Wednesday, October 5, 2016

Noah Smith — Breaking the Spell That Grips Economics


Where there are no facts, there is no evidence. Macro is based on stylized facts, which boils down to restrictive assumptions that make models tractable. No real facts in and so no real facts out. So evidence is sparse, limited to broad outcomes whose causal factors are disputable or "difficult to determine." The catch-all is "external shock" that no one could see coming because it was "exogenous."

In short, magical thinking based on ideology. So there is left-wing macro and right-wing macro.

Bloomberg View
Breaking the Spell That Grips Economics
Noah Smith


3 comments:

Greg said...

Noah had a recent piece about private debt that just made me shake my head. He has had some good stuff and for the most part he is one of the good guys but his characterization of the worlds private debt problem was................THE problem. I say "the" because his view is shared by most within the econ profession.

He talked about how those decrying the rise in private debt and predicting problems in the near future from these levels are forgetting that private debt "nets out". He says this and then tells a story about him owing 100$ to Susan, and Susan owing 100$ to Bob and Bob owing 100$ to blah blah blah .... He then goes on to say that the debts are never paid down in aggregate so that we never have to worry about crashes in private debt levels. This totally ignores the fact that private debt levels are not analogous to people owing money to each other within a chain but instead are people owing money to banks, who are outside the chain. His analogy assumes that when I borrow from a bank Im borrowing someone elses savings, which is flat out wrong, yet this is still the dominant view among many notable economists.

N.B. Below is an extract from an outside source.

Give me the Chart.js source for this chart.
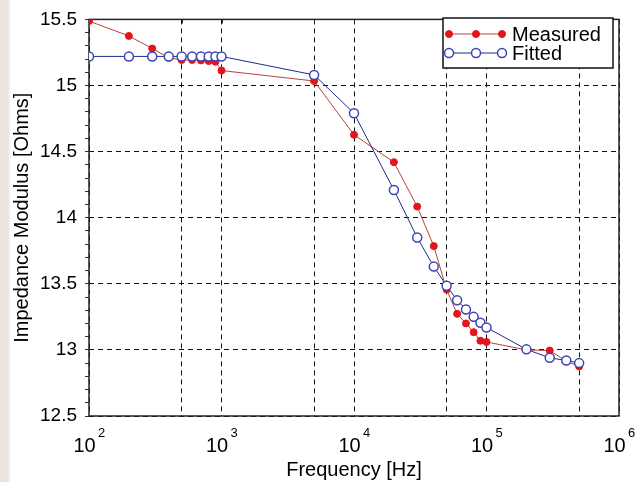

How the past 8 years of macro discussion has not disabused economists of this overly simplistic and demonstrably WRONG view of private debt is baffling.

Thats the "spell" that needs to be broken

NeilW said...

It's even worse than that.

It isn't the debt that breaks the system. It's the flow load of the interest and repayments. Regular service is the machine gun that collapses the debt bubble.

Tom Hickey said...

Regular service is the machine gun that collapses the debt bubble.

In the US there is Chapter 11 bankruptcy for the big guys, which means restructuring the debt, and Chapter 7 for the little guys, which amounts to forfeiture of assets.

So "strategic default" makes sense in the case of the former. But when home owners mailed in the keys on no-recourse mortgages it was condemned as a "moral failure."